A sigla CPI, para muitos brasileiros, tem cheiro de pizza. Uma percepção nem sempre correta, que está ligada à própria essência de uma Comissão Parlamentar de Inquérito: uma CPI não manda ninguém diretamente para a prisão, ela tem caráter amplamente investigativo, com a produção de um relatório final que servirá de base para que as instâncias judiciárias possam, então, punir os possíveis culpados. Uma CPI também pode recomendar cassações e mudanças na lei ao próprio Legislativo.
Nos âmbitos estadual e municipal, os parlamentares também têm à mão esse recurso investigativo, com regimentos próprios. Na Assembleia Legislativa do Espírito Santo, segundo reportagem publicada por este jornal, foram instaladas 41 CPIs desde a democratização. Dessas, nove foram arquivadas sem qualquer resultado, nem mesmo um relatório final. Cinco estão atualmente em funcionamento. As demais promoveram recomendações e encaminhamento de provas e depoimentos para órgãos externos, como o Ministério Público, mas só algumas foram judicializadas.
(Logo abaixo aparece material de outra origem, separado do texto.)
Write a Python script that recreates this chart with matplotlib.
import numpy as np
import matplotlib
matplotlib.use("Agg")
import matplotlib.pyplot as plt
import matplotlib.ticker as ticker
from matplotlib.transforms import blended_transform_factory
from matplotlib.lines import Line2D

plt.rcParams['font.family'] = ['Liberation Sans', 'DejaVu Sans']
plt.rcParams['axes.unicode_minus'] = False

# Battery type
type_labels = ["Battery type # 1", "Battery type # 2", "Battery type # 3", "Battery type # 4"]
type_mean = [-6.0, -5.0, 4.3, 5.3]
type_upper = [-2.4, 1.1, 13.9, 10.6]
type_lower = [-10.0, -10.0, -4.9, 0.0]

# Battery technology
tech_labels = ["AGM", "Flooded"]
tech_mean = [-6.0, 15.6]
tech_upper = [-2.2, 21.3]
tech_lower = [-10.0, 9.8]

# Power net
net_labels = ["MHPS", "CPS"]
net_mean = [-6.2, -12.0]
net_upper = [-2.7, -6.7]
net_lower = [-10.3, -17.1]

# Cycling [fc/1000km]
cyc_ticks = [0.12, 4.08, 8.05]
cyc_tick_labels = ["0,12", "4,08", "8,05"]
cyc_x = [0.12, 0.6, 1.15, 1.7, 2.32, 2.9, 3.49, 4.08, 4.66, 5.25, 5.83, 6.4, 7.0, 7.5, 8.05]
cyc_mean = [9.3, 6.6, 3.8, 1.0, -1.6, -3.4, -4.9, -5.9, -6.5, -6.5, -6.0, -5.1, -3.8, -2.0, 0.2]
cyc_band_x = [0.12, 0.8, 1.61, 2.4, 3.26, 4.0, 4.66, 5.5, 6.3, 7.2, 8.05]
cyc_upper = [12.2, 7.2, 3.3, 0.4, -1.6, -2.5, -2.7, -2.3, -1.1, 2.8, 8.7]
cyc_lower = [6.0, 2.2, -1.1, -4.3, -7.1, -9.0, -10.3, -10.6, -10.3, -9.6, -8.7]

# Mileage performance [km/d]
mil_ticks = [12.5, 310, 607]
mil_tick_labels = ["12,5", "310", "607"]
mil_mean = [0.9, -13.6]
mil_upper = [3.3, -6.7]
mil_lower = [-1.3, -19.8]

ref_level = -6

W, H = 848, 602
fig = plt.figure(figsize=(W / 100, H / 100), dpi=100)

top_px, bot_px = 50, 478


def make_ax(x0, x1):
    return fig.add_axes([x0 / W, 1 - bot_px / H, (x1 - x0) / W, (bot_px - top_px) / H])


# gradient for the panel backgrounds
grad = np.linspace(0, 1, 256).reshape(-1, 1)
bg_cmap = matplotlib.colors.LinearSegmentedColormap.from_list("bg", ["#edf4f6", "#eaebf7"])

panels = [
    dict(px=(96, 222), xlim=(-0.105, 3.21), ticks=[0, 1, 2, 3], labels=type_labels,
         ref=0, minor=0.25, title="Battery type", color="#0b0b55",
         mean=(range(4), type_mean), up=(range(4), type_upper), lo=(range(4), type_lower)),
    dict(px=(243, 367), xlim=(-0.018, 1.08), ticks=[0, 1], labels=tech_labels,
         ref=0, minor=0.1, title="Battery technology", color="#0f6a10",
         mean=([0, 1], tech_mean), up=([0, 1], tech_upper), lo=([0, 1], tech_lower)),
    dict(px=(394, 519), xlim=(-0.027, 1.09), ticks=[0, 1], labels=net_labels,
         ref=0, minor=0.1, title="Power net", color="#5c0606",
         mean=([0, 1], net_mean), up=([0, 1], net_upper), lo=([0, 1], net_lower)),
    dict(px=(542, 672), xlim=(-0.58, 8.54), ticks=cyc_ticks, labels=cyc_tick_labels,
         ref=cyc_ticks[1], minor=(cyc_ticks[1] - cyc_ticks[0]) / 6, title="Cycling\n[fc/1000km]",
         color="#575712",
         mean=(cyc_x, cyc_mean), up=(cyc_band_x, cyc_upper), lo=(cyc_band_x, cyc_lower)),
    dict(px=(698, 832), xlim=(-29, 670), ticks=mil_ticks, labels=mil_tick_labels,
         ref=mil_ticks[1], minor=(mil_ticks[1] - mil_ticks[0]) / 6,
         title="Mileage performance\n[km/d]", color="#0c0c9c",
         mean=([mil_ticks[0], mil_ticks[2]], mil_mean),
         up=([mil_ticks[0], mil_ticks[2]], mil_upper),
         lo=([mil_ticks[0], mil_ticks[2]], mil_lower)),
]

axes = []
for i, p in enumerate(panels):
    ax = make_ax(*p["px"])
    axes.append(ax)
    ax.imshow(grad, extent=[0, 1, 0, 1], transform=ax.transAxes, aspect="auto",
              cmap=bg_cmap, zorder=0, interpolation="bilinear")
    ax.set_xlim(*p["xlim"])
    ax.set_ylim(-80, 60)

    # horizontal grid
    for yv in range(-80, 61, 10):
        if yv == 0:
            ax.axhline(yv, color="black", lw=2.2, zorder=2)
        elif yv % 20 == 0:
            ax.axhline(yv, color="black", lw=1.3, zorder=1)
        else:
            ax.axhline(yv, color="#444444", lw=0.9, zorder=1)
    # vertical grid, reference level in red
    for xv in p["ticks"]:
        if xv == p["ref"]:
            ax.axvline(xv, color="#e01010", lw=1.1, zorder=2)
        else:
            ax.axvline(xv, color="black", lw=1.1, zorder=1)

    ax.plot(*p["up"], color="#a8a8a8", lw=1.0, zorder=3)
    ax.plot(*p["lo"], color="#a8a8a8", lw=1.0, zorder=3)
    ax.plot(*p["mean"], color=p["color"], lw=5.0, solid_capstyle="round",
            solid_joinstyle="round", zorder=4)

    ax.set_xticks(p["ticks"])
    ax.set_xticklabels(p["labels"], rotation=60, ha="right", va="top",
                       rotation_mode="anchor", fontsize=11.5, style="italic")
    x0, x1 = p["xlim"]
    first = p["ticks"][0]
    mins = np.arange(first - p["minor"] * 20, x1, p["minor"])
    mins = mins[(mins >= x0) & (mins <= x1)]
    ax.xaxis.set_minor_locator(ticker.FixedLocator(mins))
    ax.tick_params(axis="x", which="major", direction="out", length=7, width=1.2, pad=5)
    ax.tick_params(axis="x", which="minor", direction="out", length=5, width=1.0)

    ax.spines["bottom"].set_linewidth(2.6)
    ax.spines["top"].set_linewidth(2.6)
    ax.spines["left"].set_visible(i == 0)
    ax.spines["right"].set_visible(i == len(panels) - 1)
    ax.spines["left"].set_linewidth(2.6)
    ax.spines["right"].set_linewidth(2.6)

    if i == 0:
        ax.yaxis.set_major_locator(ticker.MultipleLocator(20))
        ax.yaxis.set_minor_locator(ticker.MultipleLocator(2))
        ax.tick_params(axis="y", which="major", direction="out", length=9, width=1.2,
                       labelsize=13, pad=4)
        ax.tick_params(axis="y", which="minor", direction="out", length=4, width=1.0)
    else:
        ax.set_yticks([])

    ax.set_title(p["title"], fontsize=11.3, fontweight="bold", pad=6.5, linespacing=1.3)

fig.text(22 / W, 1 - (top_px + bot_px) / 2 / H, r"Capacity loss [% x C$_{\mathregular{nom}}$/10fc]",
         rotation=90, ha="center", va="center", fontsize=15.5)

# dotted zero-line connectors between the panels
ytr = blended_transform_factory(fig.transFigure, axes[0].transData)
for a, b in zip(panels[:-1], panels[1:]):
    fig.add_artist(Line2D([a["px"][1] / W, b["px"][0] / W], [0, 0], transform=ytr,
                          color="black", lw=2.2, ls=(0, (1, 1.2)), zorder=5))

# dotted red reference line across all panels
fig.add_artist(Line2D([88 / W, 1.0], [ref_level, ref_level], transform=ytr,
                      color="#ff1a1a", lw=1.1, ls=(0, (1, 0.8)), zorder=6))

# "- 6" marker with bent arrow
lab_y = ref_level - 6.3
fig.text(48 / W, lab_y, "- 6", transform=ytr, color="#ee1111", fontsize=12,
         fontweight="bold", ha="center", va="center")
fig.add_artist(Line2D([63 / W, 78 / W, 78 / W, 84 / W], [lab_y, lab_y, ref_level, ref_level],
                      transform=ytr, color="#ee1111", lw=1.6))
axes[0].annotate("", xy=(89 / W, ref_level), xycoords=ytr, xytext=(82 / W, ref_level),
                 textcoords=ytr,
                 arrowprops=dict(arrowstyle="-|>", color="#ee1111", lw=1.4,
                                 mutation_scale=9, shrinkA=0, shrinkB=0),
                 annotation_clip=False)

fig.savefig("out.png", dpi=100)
São caminhos similares a esses, no nível federal, que poderão ser resultado da CPI da Covid, instalada na semana passada no Congresso para investigar a eficiência da resposta brasileira à crise sanitária, sobretudo os atos do governo federal. As 400 mil mortes atingidas na última quinta-feira (29) são o fato mais trágico, principalmente por serem passíveis de comparação com os óbitos causados pela Covid-19 em outros países.
Para se avaliar a responsabilidade do governo federal, são necessários parâmetros. A leniência na negociação das vacinas, a falta de uma coordenação com Estados e municípios, o estímulo e o investimento em medicamentos sem eficácia comprovada, a negligência com medidas comportamentais eficientes e a má gestão da infraestrutura hospitalar estarão no centro da investigação. Ex-ministros da Saúde deverão ser chamados a depor.
Com uma atuação rigorosa, a CPI da Covid pode ser efetiva, mesmo que a ampliação do escopo, com a inclusão por parte da base governista da apuração das possíveis irregularidades no uso dos recursos da União pelos Estados, Distrito Federal e municípios.
As CPIs em funcionamento atualmente no Espírito Santo sinalizam o que distingue um colegiado com potencial de atingir seus objetivos daqueles que podem estar fadados ao fracasso. A falta de objetivos bem delineados e de um fato relevante que tenha mobilizado a sua criação acabam tornando os trabalhos dispersos e provocando prorrogações que, por si só, já são um demonstrativo da ineficiência. Na Assembleia, são permitidas cinco CPIs síncronas, com a brecha recente que permite ao presidente da Casa passar desse limite.
Atualmente, as cinco comissões em andamento na Assembleia - CPI da Sonegação, CPI da Licença, CPI das Obras Públicas e Privada, CPI dos Crimes Cibernéticos e CPI para apurar maus-tratos com animais - pecam por essa dispersão, sem que se faça aqui um questionamento sobre o mérito da existência de cada uma delas. Fato é que, nos últimos 20 anos, não houve CPIs que provocassem tensões entre o Legislativo e o Executivo estadual, como é o caso atual da CPI da Pandemia no nível federal.
Há de se buscar o caminho do bom senso, nem sempre possível quando demagogia ou necessidade de blindagem falam mais alto. A instalação de CPIs vazias de sentido contribui para a desmoralização desse importante mecanismo investigativo, que tem a força de mobilizar o legislativo em torno de grandes temas.
A criação da CPI da Covid não pode ser somente instrumento de pressão política. Pelo momento crítico que o país atravessa no enfrentamento da pandemia, ela pode ser crucial para uma mudança que tire o Brasil do centro dessa tragédia. Tem, portanto, uma importância ímpar na história recente brasileira.